Stated task => Write the lines out again, from the top of the material to the line containing "const labels = ['3,4-OH-DHP', '3,5-OH-DHP', '3,4,5-OH-DHP'];", pictures excluded.

Information supplied =>
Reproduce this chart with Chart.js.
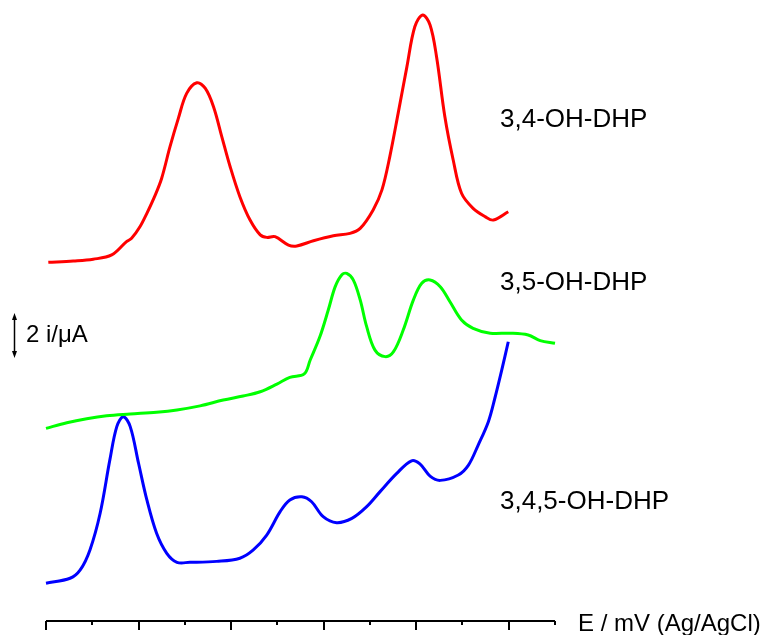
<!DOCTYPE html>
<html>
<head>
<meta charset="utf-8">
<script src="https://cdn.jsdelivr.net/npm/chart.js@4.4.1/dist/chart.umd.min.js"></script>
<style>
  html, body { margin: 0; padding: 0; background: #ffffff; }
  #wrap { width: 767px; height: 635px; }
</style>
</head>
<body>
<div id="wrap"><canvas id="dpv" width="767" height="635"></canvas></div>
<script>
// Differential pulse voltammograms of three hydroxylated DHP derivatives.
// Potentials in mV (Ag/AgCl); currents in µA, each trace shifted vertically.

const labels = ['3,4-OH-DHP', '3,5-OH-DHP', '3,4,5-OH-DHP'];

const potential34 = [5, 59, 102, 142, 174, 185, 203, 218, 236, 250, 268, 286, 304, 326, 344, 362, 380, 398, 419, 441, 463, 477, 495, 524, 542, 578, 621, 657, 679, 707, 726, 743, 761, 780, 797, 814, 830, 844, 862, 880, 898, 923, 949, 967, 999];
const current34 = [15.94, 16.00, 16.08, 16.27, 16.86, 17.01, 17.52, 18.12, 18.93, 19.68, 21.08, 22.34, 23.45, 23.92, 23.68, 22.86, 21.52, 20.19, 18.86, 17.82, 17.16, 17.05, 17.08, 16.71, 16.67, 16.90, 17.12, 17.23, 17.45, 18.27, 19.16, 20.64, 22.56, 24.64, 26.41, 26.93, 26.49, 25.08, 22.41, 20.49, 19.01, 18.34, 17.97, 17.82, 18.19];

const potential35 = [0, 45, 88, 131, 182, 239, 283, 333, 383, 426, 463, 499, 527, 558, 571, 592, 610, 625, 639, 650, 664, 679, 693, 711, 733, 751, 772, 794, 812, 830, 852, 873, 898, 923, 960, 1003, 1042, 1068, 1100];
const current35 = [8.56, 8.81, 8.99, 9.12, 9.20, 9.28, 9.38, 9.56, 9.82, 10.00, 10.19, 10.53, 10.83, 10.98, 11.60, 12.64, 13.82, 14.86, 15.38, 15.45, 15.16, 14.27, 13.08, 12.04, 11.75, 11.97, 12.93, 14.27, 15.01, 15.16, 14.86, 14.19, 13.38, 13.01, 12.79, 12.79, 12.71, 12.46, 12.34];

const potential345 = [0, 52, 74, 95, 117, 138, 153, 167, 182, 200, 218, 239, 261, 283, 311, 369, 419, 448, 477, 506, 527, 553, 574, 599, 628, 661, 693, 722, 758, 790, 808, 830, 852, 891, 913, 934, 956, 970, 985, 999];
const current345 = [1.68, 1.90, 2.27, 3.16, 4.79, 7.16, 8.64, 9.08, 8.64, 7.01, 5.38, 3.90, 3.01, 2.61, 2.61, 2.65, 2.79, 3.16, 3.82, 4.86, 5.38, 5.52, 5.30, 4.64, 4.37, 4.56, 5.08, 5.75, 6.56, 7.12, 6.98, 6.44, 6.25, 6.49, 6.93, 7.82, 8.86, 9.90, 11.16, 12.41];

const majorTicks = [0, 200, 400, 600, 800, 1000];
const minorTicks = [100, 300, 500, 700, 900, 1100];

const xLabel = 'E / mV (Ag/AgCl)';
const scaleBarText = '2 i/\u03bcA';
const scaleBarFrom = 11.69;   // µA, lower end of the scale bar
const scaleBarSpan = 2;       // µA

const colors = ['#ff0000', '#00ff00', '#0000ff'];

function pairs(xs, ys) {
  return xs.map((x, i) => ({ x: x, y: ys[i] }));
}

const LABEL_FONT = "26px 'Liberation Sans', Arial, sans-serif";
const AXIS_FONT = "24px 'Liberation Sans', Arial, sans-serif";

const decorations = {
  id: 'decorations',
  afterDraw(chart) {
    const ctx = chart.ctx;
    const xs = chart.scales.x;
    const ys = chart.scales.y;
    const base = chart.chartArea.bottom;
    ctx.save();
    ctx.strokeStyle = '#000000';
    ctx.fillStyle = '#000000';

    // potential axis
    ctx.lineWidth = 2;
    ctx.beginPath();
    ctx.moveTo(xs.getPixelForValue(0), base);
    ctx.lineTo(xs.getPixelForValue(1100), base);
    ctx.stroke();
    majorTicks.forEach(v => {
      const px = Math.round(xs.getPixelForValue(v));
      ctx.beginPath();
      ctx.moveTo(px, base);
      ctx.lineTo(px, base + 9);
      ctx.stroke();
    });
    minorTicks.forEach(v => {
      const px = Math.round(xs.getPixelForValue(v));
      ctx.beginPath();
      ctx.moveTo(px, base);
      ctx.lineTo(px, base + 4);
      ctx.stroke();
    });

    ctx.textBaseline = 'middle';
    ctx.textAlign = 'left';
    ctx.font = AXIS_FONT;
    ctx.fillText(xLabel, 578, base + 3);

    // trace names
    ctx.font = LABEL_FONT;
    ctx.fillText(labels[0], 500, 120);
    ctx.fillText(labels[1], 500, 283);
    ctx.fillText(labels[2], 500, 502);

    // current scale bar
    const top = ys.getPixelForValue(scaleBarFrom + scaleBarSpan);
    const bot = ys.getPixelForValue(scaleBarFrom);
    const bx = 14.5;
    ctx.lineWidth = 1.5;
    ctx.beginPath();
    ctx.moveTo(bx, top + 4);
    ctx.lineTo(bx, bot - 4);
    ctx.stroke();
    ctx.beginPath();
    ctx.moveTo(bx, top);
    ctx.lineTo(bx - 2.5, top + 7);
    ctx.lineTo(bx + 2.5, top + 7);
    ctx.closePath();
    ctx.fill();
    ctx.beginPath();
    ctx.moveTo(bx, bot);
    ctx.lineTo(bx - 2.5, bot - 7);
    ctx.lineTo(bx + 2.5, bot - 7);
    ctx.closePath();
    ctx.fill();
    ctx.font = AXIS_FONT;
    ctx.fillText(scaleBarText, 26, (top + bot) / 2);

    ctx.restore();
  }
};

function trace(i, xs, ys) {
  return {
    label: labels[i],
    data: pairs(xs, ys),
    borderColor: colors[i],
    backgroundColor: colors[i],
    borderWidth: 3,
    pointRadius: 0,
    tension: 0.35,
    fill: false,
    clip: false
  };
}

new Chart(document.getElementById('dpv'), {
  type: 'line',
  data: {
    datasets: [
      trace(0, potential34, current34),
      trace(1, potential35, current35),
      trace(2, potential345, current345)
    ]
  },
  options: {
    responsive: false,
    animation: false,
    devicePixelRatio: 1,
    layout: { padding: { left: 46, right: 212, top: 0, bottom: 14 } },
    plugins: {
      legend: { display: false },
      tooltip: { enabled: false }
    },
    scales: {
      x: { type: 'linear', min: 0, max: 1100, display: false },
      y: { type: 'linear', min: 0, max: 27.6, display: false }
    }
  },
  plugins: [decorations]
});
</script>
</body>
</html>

Result =>
Reproduce this chart with Chart.js.
<!DOCTYPE html>
<html>
<head>
<meta charset="utf-8">
<script src="https://cdn.jsdelivr.net/npm/chart.js@4.4.1/dist/chart.umd.min.js"></script>
<style>
  html, body { margin: 0; padding: 0; background: #ffffff; }
  #wrap { width: 767px; height: 635px; }
</style>
</head>
<body>
<div id="wrap"><canvas id="dpv" width="767" height="635"></canvas></div>
<script>
// Differential pulse voltammograms of three hydroxylated DHP derivatives.
// Potentials in mV (Ag/AgCl); currents in µA, each trace shifted vertically.

const labels = ['3,4-OH-DHP', '3,5-OH-DHP', '3,4,5-OH-DHP'];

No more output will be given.